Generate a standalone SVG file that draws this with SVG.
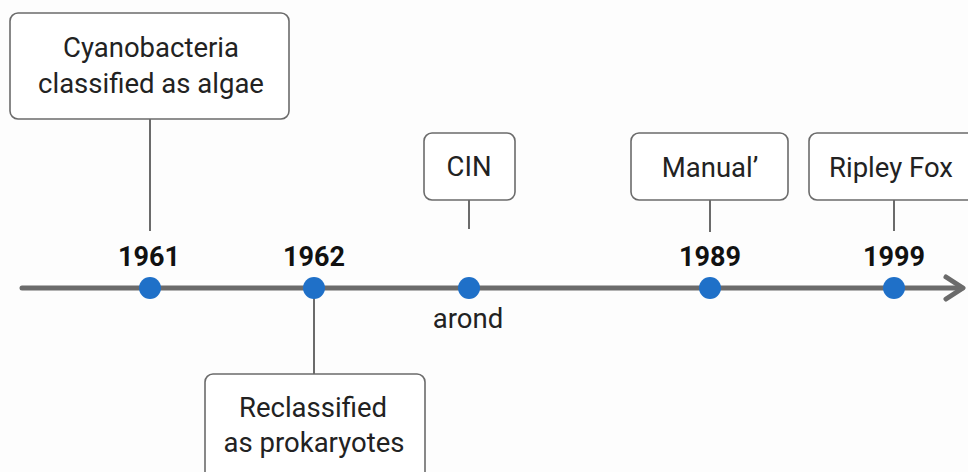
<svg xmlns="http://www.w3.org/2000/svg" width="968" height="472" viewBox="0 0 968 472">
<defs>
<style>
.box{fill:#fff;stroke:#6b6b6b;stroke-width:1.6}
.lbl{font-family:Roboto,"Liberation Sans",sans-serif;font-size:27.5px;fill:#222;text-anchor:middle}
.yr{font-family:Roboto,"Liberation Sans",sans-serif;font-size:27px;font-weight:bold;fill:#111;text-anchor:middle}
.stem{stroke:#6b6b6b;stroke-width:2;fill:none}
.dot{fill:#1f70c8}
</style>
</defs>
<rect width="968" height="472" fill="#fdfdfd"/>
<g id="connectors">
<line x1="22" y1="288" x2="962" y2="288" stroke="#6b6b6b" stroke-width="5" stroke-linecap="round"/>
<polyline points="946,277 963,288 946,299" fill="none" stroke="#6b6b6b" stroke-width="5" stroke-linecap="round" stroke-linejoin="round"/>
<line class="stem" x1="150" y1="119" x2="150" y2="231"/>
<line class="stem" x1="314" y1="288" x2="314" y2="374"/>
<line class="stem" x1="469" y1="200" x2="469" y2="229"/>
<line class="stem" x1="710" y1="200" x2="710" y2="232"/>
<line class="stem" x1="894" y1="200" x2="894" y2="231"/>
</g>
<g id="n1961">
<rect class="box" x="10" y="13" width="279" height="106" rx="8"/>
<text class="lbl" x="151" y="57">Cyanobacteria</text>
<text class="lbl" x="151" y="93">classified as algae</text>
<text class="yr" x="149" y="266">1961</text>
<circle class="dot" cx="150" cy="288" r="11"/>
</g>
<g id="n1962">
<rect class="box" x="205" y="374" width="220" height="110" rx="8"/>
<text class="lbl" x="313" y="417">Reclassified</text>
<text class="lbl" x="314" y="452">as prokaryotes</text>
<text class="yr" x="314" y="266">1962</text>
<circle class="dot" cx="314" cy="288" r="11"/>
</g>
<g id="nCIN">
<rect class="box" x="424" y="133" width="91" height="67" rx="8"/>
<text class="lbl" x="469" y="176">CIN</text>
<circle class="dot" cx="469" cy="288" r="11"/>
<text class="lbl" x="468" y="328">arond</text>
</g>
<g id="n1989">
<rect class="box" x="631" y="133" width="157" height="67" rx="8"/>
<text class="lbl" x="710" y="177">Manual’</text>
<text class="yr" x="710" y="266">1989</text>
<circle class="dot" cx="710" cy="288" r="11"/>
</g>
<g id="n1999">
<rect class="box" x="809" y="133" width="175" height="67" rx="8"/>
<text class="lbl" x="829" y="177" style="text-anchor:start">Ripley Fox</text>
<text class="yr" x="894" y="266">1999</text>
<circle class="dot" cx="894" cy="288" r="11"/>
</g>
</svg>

Given exercise
Images should not appear in the copy; retype the listing above exactly.

Written response
Generate a standalone SVG file that draws this with SVG.
<svg xmlns="http://www.w3.org/2000/svg" width="968" height="472" viewBox="0 0 968 472">
<defs>
<style>
.box{fill:#fff;stroke:#6b6b6b;stroke-width:1.6}
.lbl{font-family:Roboto,"Liberation Sans",sans-serif;font-size:27.5px;fill:#222;text-anchor:middle}
.yr{font-family:Roboto,"Liberation Sans",sans-serif;font-size:27px;font-weight:bold;fill:#111;text-anchor:middle}
.stem{stroke:#6b6b6b;stroke-width:2;fill:none}
.dot{fill:#1f70c8}
</style>
</defs>
<rect width="968" height="472" fill="#fdfdfd"/>
<g id="connectors">
<line x1="22" y1="288" x2="962" y2="288" stroke="#6b6b6b" stroke-width="5" stroke-linecap="round"/>
<polyline points="946,277 963,288 946,299" fill="none" stroke="#6b6b6b" stroke-width="5" stroke-linecap="round" stroke-linejoin="round"/>
<line class="stem" x1="150" y1="119" x2="150" y2="231"/>
<line class="stem" x1="314" y1="288" x2="314" y2="374"/>
<line class="stem" x1="469" y1="200" x2="469" y2="229"/>
<line class="stem" x1="710" y1="200" x2="710" y2="232"/>
<line class="stem" x1="894" y1="200" x2="894" y2="231"/>
</g>
<g id="n1961">
<rect class="box" x="10" y="13" width="279" height="106" rx="8"/>
<text class="lbl" x="151" y="57">Cyanobacteria</text>
<text class="lbl" x="151" y="93">classified as algae</text>
<text class="yr" x="149" y="266">1961</text>
<circle class="dot" cx="150" cy="288" r="11"/>
</g>
<g id="n1962">
<rect class="box" x="205" y="374" width="220" height="110" rx="8"/>
<text class="lbl" x="313" y="417">Reclassified</text>
<text class="lbl" x="314" y="452">as prokaryotes</text>
<text class="yr" x="314" y="266">1962</text>
<circle class="dot" cx="314" cy="288" r="11"/>
</g>
<g id="nCIN">
<rect class="box" x="424" y="133" width="91" height="67" rx="8"/>
<text class="lbl" x="469" y="176">CIN</text>
<circle class="dot" cx="469" cy="288" r="11"/>
<text class="lbl" x="468" y="328">arond</text>
</g>
<g id="n1989">
<rect class="box" x="631" y="133" width="157" height="67" rx="8"/>
<text class="lbl" x="710" y="177">Manual’</text>
<text class="yr" x="710" y="266">1989</text>
<circle class="dot" cx="710" cy="288" r="11"/>
</g>
<g id="n1999">
<rect class="box" x="809" y="133" width="175" height="67" rx="8"/>
<text class="lbl" x="829" y="177" style="text-anchor:start">Ripley Fox</text>
<text class="yr" x="894" y="266">1999</text>
<circle class="dot" cx="894" cy="288" r="11"/>
</g>
</svg>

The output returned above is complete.